Covid-19 shows we still see government as our captor

Police arrest street vendor Thandi Thabethe in Soweto for selling atchar without a permit during the lockdown. The writer says for those who are impoverished, the economics of an anti-black capitalist system means risking arrest and police brutality to feed a family right now.
Police arrest street vendor Thandi Thabethe in Soweto for selling atchar without a permit during the lockdown. The writer says for those who are impoverished, the economics of an anti-black capitalist system means risking arrest and police brutality to feed a family right now.
Image: Nonkululeko Njilo

SA is currently the centre of praise and adoration for our government's unexpectedly swift and efficient response to the Covid-19 pandemic.

We are genuinely surprised to see our leaders step up to the plate and take the bull by the horns in a time of crisis. As South Africans we know ourselves to be historically undermined and uncared for people.

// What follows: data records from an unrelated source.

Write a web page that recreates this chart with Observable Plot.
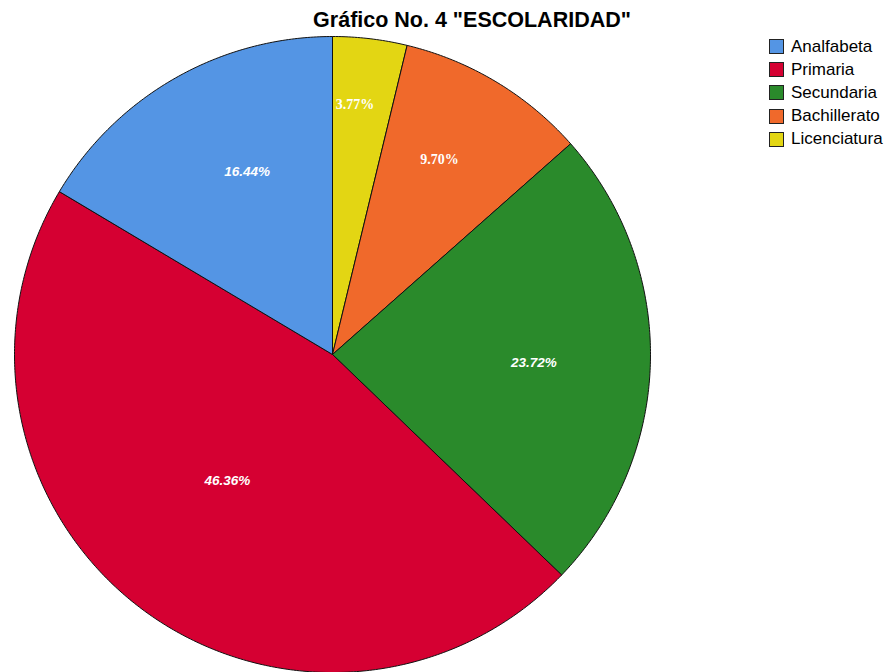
<!DOCTYPE html>
<html>
<head>
<meta charset="utf-8">
<script src="https://cdn.jsdelivr.net/npm/d3@7"></script>
<script src="https://cdn.jsdelivr.net/npm/@observablehq/plot@0.6"></script>
<style>
  html, body { margin: 0; padding: 0; background: #fff; }
  #wrap { position: relative; width: 891px; height: 672px; overflow: hidden; }
  #title { position: absolute; left: 272px; width: 400px; top: 8px; text-align: center; white-space: nowrap;
           font: bold 21.5px "Liberation Sans", Arial, sans-serif; color: #000; }
  #legend { position: absolute; left: 769px; top: 35px; font: 17px "Liberation Sans", Arial, sans-serif; color:#000; white-space: nowrap; }
  .row { display: flex; align-items: center; height: 23.2px; }
  .sw { width: 13px; height: 13px; border: 1px solid #222; margin-right: 7px; box-sizing: content-box; }
</style>
</head>
<body>
<div id="wrap">
  <div id="title"></div>
  <div id="legend"></div>
</div>
<script>
// ---- data ----
const categories = ["Analfabeta", "Primaria", "Secundaria", "Bachillerato", "Licenciatura"];
const percents = [16.44, 46.36, 23.72, 9.70, 3.77];
const colors = ["#5495E4", "#D50032", "#2A8A2B", "#F0692B", "#E3D613"];
const titleText = 'Gráfico No. 4 "ESCOLARIDAD"';

// ---- layout settings (not data): label placement relative to slice middle ----
const labelRadius = [0.635, 0.516, 0.634, 0.70, 0.788];
const labelAngleShiftDeg = [4.6, 2.5, 1.1, -2.3, -1.65];
const serifLabels = ["Bachillerato", "Licenciatura"];

// slices drawn clockwise from 12 o'clock, in reverse legend order
const order = categories.map((c, i) => i).reverse();
const rows = [];
const labels = [];
let acc = 0;
const total = d3.sum(percents);
for (const i of order) {
  const a0 = acc / total * 2 * Math.PI;
  acc += percents[i];
  const a1 = acc / total * 2 * Math.PI;
  const pts = [[0, 0]];
  const n = Math.max(4, Math.ceil((a1 - a0) / 0.01));
  for (let k = 0; k <= n; k++) {
    const a = a0 + (a1 - a0) * k / n;
    pts.push([Math.sin(a), Math.cos(a)]);
  }
  pts.push([0, 0]);
  for (const [x, y] of pts) rows.push({cat: categories[i], x, y});
  const am = (a0 + a1) / 2 + labelAngleShiftDeg[i] * Math.PI / 180;
  labels.push({cat: categories[i], x: labelRadius[i] * Math.sin(am), y: labelRadius[i] * Math.cos(am),
               text: percents[i].toFixed(2) + "%"});
}

const R = 318, cx = 332, cy = 354;
const chart = Plot.plot({
  width: 891,
  height: 672,
  margin: 0,
  x: {domain: [-1, 1], range: [cx - R, cx + R], axis: null},
  y: {domain: [-1, 1], range: [cy + R, cy - R], axis: null},
  color: {domain: categories, range: colors},
  marks: [
    Plot.line(rows, {x: "x", y: "y", z: "cat", fill: "cat", stroke: "#111", strokeWidth: 1, curve: "linear"}),
    Plot.text(labels.filter(d => !serifLabels.includes(d.cat)), {x: "x", y: "y", text: "text", fill: "white",
      fontSize: 13.5, fontWeight: "bold", fontStyle: "italic", fontFamily: "'Liberation Sans Narrow', 'Liberation Sans', Arial, sans-serif"}),
    Plot.text(labels.filter(d => serifLabels.includes(d.cat)), {x: "x", y: "y", text: "text", fill: "white",
      fontSize: 14, fontWeight: "bold", fontFamily: "'Liberation Serif', 'Times New Roman', serif"})
  ]
});
chart.style.position = "absolute";
chart.style.left = "0";
chart.style.top = "0";
document.getElementById("wrap").insertBefore(chart, document.getElementById("title"));
document.getElementById("title").textContent = titleText;

const lg = document.getElementById("legend");
categories.forEach((c, i) => {
  const r = document.createElement("div");
  r.className = "row";
  const s = document.createElement("div");
  s.className = "sw";
  s.style.background = colors[i];
  const t = document.createElement("span");
  t.textContent = c;
  r.appendChild(s); r.appendChild(t);
  lg.appendChild(r);
});
</script>
</body>
</html>
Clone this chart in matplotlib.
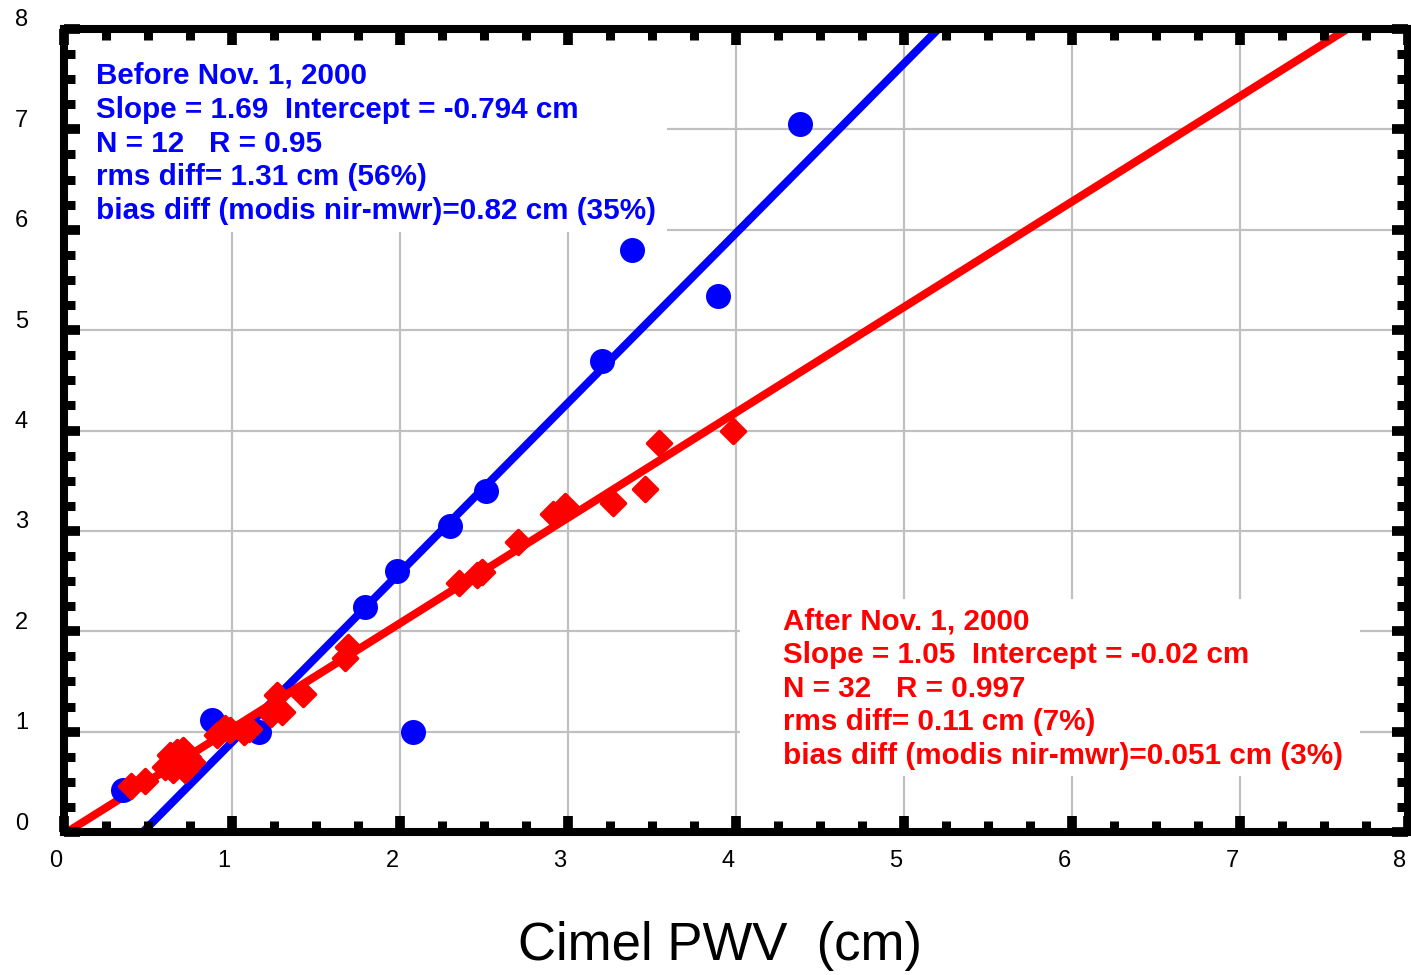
import matplotlib
matplotlib.use("Agg")
import matplotlib.pyplot as plt
import matplotlib.transforms as mtransforms
from matplotlib.patches import Rectangle
from matplotlib.markers import MarkerStyle
import numpy as np

# ---------------- data ----------------
before_x = [0.35, 0.88, 1.16, 1.79, 1.98, 2.30, 2.51, 3.20, 3.38, 3.89, 4.38, 2.08]
before_y = [0.42, 1.12, 1.00, 2.24, 2.60, 3.05, 3.40, 4.69, 5.80, 5.34, 7.05, 1.00]

after_x = [0.40, 0.48, 0.60, 0.63, 0.65, 0.67, 0.70, 0.71, 0.72, 0.74, 0.76,
           0.91, 0.96, 0.99, 1.07, 1.10, 1.23, 1.27, 1.30, 1.42, 1.67, 1.69,
           2.35, 2.46, 2.49, 2.70, 2.91, 2.98, 3.27, 3.46, 3.54, 3.98]
after_y = [0.46, 0.51, 0.65, 0.77, 0.62, 0.80, 0.67, 0.82, 0.62, 0.75, 0.70,
           0.97, 1.04, 1.02, 1.00, 1.03, 1.18, 1.36, 1.20, 1.37, 1.73, 1.84,
           2.48, 2.56, 2.59, 2.89, 3.17, 3.25, 3.28, 3.42, 3.88, 4.00]

before_fit = (1.69, -0.794)   # slope, intercept
after_fit = (1.05, -0.02)

before_text = ["Before Nov. 1, 2000",
               "Slope = 1.69  Intercept = -0.794 cm",
               "N = 12   R = 0.95",
               "rms diff= 1.31 cm (56%)",
               "bias diff (modis nir-mwr)=0.82 cm (35%)"]
after_text = ["After Nov. 1, 2000",
              "Slope = 1.05  Intercept = -0.02 cm",
              "N = 32   R = 0.997",
              "rms diff= 0.11 cm (7%)",
              "bias diff (modis nir-mwr)=0.051 cm (3%)"]

ticks = [0, 1, 2, 3, 4, 5, 6, 7, 8]
xlabel = "Cimel PWV  (cm)"

# ---------------- figure ----------------
W, H = 1411, 975
fig = plt.figure(figsize=(W / 100, H / 100), dpi=100)
plt.rcParams['font.family'] = ['Liberation Sans', 'DejaVu Sans']

x0p, x1p, y0p, y1p = 64, 1408, 832, 29
ax = fig.add_axes([x0p / W, 1 - y0p / H, (x1p - x0p) / W, (y0p - y1p) / H])
ax.set_xlim(0, 8)
ax.set_ylim(0, 8)

ax.set_xticks(ticks)
ax.set_yticks(ticks)
ax.set_xticks(np.arange(0, 8.01, 0.25), minor=True)
ax.set_yticks(np.arange(0, 8.01, 0.25), minor=True)

# grid (drawn manually so that white text boxes can hide it while ticks stay on top)
for t in ticks[1:-1]:
    ax.axvline(t, color='#c0c0c0', lw=1.6, zorder=0.2)
    ax.axhline(t, color='#c0c0c0', lw=1.6, zorder=0.2)

# white boxes behind the annotation text
ax.add_patch(Rectangle((0.003, 0.7475), 0.446, 0.25, transform=ax.transAxes,
                       facecolor='white', edgecolor='none', zorder=1))
ax.add_patch(Rectangle((0.503, 0.0697), 0.461, 0.221, transform=ax.transAxes,
                       facecolor='white', edgecolor='none', zorder=1))

# fit lines
xx = np.array([0.0, 8.0])
ax.plot(xx, before_fit[0] * xx + before_fit[1], color='#0000ff', lw=5.8,
        zorder=3, solid_capstyle='butt')
ax.plot(xx, after_fit[0] * xx + after_fit[1], color='#ff0000', lw=5.8,
        zorder=3.5, solid_capstyle='butt')

# points
ax.plot(before_x, before_y, 'o', color='#0000ff', ms=18, markeredgewidth=0,
        zorder=4, clip_on=False)
ax.plot(after_x, after_y, linestyle='none',
        marker=MarkerStyle('D', joinstyle='round'), color='#ff0000', ms=12,
        markeredgecolor='#ff0000', markeredgewidth=2.5, zorder=5)

# frame & ticks
ax.xaxis.set_zorder(6)
ax.yaxis.set_zorder(6)
for s in ax.spines.values():
    s.set_linewidth(5.8)
    s.set_color('black')
    s.set_zorder(7)
ax.tick_params(which='major', direction='in', length=11.5, width=7,
               top=True, right=True, colors='black', labelsize=17)
ax.tick_params(which='minor', direction='in', length=8, width=6.5,
               top=True, right=True, colors='black')
ax.tick_params(axis='x', which='major', pad=13)
ax.tick_params(axis='y', which='major', pad=26)

ax.set_xticklabels([str(t) for t in ticks])
ax.set_yticklabels([str(t) for t in ticks])
offx = mtransforms.ScaledTranslation(-8 / 100, 0, fig.dpi_scale_trans)
offy = mtransforms.ScaledTranslation(0, 11 / 100, fig.dpi_scale_trans)
for lab in ax.get_xticklabels():
    lab.set_fontsize(17)
    lab.set_transform(lab.get_transform() + offx)
for lab in ax.get_yticklabels():
    lab.set_fontsize(17)
    lab.set_transform(lab.get_transform() + offy)

# annotation text
def px(x, y):
    return x / W, 1 - y / H

for i, s in enumerate(before_text):
    fx, fy = px(96, 84 + 33.8 * i)
    fig.text(fx, fy, s, color='#0000ff', fontsize=21.3, fontweight='bold',
             ha='left', va='baseline', zorder=10)
for i, s in enumerate(after_text):
    fx, fy = px(783, 629 + 33.8 * i)
    fig.text(fx, fy, s, color='#ff0000', fontsize=21.3, fontweight='bold',
             ha='left', va='baseline', zorder=10)

fx, fy = px(720, 946)
fig.text(fx, fy, xlabel, fontsize=38, ha='center', va='center', color='black')

fig.savefig('out.png', dpi=100, facecolor='white')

The civil liberties and rights we have enjoyed for the smaller part of our existence as a republic were hard earned. There are few good things about SA that were not fought for, and few bad things that were not inherited. Our national identity is inextricably linked to struggle and resistance.

There has never been a government of SA with true intentions of advancing the lives of all its people. The idea of government is to disaggregate, and control people and we have always found ourselves trying to survive our government.

Though the evidence for the legitimacy of our resistance and defiance of our leaders are clearly recorded, we might find it to be one of our biggest disadvantages during this pandemic.

We are not prepared for a government who acts within our best interests, wholly and intentionally, at a time when leadership is our only chance of survival, as evinced by the catastrophe playing out in other parts of the world.

This analysis of our society is also not uniform in its makeup. We have always had two societies to consider; one largely white and wealthy, the other largely black and impoverished. Though the two may tend towards similar modes of resisting government decree, they are not motivated by the same intentions.

Those with privilege have always constructed themselves as a besieged group under attack by a government whose transformation agenda is misconstrued as communism aimed at impoverishing them.

Those without privilege are disillusioned by a government they believed would bring them salvation from oppression through swiftly instituting equality. Both are hellbent on disobeying orders, not always for any reason but to reclaim some semblance of agency.

For those who are impoverished, the economics of an anti-black capitalist system means risking arrest and police brutality to feed a family.

When faced with these various realities, the problem of SA's fragile relationship with government comes down to one thing: the impossibility of leaving it up to citizens to contain the spread of Covid-19. It is unfair to view defiance and disobedience of impoverished people as unthought.

Our leaders have not created the conditions for us to believe them. Resistance and struggle are our colonial inheritances and it is in times like these that we see just how unchanged our relationship with power is. We have always known our leaders to be our captors and our torturers.

The trauma of centuries of begging, demanding and eventually fighting for humanity to prevail in our favour has not left us. We don't know how else to respond. We are a nation of fighters.

With all of this considered, at this time, leaving the containment of this pandemic to us will not end well. It is a shame to see our government rapidly providing the services they have been promising for over 25 years, and although we are pleased, it is reminiscent of the story of the boy who cried wolf.

We have stopped caring about what they say, we have stopped listening to their promises and we have given up on their paternalistic, dishonest leadership.

That all of this has been too little too late may just add another layer of disaster we cannot afford.